Os invisíveis no Enem 2021

F: Minha irmã, Carla, me ligou: "Você está vendo o tema da redação do Enem? É do seu livro". Aí começou mensagem, todo mundo ligando, jornais, Globo, Estadão, CBN... Foram algumas surpresas. Como pesquisadora, em ver uma tese sair de um certo universo particular. Como mãe, sei que o Enem mobiliza saberes e sonhos. O tema passou a ser discutido.

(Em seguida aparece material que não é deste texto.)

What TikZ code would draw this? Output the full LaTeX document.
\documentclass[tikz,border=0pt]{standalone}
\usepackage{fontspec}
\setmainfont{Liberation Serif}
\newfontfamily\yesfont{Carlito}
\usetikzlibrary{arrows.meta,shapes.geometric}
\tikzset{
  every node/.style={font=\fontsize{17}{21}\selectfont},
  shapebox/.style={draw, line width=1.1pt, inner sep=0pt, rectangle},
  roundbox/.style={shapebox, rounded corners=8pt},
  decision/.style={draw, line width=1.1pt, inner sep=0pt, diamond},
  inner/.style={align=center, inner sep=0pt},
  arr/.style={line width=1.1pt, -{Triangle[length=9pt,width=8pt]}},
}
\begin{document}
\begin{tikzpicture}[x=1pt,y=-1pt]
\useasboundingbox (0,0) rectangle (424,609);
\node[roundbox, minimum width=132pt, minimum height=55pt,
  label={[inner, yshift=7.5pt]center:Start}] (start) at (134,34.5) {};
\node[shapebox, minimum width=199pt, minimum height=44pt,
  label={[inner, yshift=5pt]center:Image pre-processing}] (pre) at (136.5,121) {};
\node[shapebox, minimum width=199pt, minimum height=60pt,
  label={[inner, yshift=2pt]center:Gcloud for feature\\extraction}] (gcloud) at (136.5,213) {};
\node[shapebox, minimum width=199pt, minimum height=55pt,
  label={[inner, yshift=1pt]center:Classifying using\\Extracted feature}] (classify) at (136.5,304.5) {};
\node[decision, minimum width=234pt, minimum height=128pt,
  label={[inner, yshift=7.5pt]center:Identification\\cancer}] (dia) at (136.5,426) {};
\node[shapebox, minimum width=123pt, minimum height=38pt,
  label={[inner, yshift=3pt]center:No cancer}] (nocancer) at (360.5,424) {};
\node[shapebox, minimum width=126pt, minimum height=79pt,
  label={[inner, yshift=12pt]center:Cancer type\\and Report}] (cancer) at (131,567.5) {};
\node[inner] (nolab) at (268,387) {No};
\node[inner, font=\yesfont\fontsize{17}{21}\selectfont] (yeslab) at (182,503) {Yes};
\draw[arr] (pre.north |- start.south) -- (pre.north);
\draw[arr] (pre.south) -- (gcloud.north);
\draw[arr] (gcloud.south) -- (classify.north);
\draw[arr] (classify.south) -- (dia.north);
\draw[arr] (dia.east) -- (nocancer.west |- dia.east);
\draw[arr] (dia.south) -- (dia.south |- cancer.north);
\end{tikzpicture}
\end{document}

Experiência na Piauí e mais projetos

F: Em 2018, trabalhava no Sindicato dos Professores da UFRJ. Fui trabalhar na revista Piauí, voltada para jornalismo narrativo e investigações em profundidade. É uma publicação mensal, impressa, mas tem o site. Sou editora digital. Estamos fazendo uma série sobre a má alimentação brasileira. Sigo nesse mundo entre a redação e a reflexão acadêmica. Voltei a dar aulas na UFRJ, de técnicas de reportagem e jornalismo político. Minha pesquisa foi premiada pela Associação Brasileira de Antropologia. Um texto saiu publicado no livro da ABA. Publiquei um livro de crônicas. A professora Márcia Vidal me convidou para conversar com os alunos do grupo de estudos Mídia, Cultura e Política da pós-graduação da UFC. É uma conversa para a turma, mas a gente vai fazer aberto ao público, no Sindicato dos Jornalistas, 18 de agosto, às 18 horas. Está todo mundo convidado!